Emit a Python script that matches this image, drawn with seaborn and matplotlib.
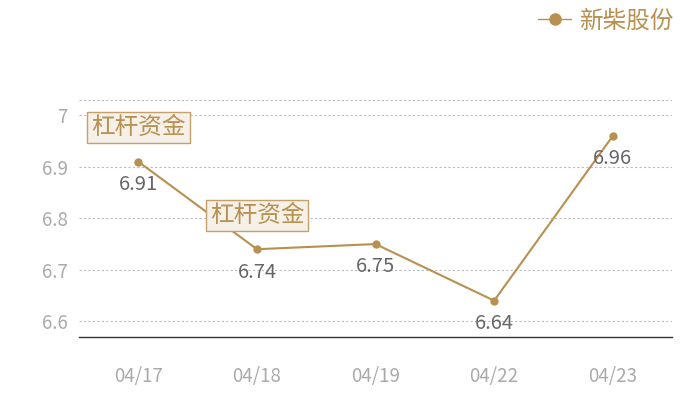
import matplotlib
matplotlib.use("Agg")
import matplotlib.pyplot as plt
import seaborn as sns
import pandas as pd

dates = ["04/17", "04/18", "04/19", "04/22", "04/23"]
prices = [6.91, 6.74, 6.75, 6.64, 6.96]
yticks = [6.6, 6.7, 6.8, 6.9, 7.0]
ytick_labels = ["6.6", "6.7", "6.8", "6.9", "7"]
series_name = "新柴股份"
flag_text = "杠杆资金"
flag_dates = ["04/17", "04/18"]

gold = "#b8904f"
grey_tick = "#aaaaaa"
grey_label = "#666666"

sns.set_theme(style="white")
plt.rcParams["font.family"] = ["Noto Sans CJK SC", "DejaVu Sans"]

df = pd.DataFrame({"date": dates, "price": prices})
df["x"] = range(len(df))

fig = plt.figure(figsize=(7, 4), dpi=100)
ax = fig.add_axes([0.113, 0.157, 0.847, 0.593])

sns.lineplot(data=df, x="x", y="price", ax=ax, color=gold, linewidth=1.5,
             marker="o", markersize=6, markeredgewidth=0, label=series_name)

ax.set_xlim(-0.5, len(df) - 0.5)
ax.set_ylim(6.569, 7.030)
ax.set_xticks(df["x"])
ax.set_xticklabels(dates)
ax.set_yticks(yticks)
ax.set_yticklabels(ytick_labels)
ax.tick_params(axis="x", colors=grey_tick, labelsize=13.5, length=0, pad=21)
ax.tick_params(axis="y", colors=grey_tick, labelsize=13.5, length=0, pad=8)
ax.set_xlabel("")
ax.set_ylabel("")

for y in yticks + [7.030]:
    ax.axhline(y, color="#bbbbbb", linestyle=(0, (2, 2)), linewidth=0.8, zorder=0)

for s in ["top", "right", "left"]:
    ax.spines[s].set_visible(False)
ax.spines["bottom"].set_color("#333333")
ax.spines["bottom"].set_linewidth(1)

for _, r in df.iterrows():
    ax.annotate(f"{r['price']:.2f}", (r["x"], r["price"]), xytext=(0, -16.5),
                textcoords="offset points", ha="center", va="center",
                fontsize=14.5, color=grey_label)

for d in flag_dates:
    r = df[df["date"] == d].iloc[0]
    ax.annotate(flag_text, (r["x"], r["price"]), xytext=(0, 24.5),
                textcoords="offset points", ha="center", va="center",
                fontsize=17, color=gold,
                bbox=dict(boxstyle="square,pad=0.17", fc="#f5f0e8", ec="#c4a06a", lw=1))

leg = ax.legend(loc="upper right", bbox_to_anchor=(0.975, 1.0), bbox_transform=fig.transFigure,
                frameon=False, fontsize=17, handlelength=1.4, handletextpad=0.3,
                borderaxespad=0)
for t in leg.get_texts():
    t.set_color(gold)
for h in leg.legend_handles:
    h.set_markersize(9)
    h.set_linewidth(1)

fig.savefig("out.png", dpi=100)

## [PROBLEM DESCRIPTION]
Quote, exactly and only, the lines from the first line of the data above through the line containing "import pandas as pd". The pictures do not belong in it.

## [REPLY]
Emit a Python script that matches this image, drawn with seaborn and matplotlib.
import matplotlib
matplotlib.use("Agg")
import matplotlib.pyplot as plt
import seaborn as sns
import pandas as pd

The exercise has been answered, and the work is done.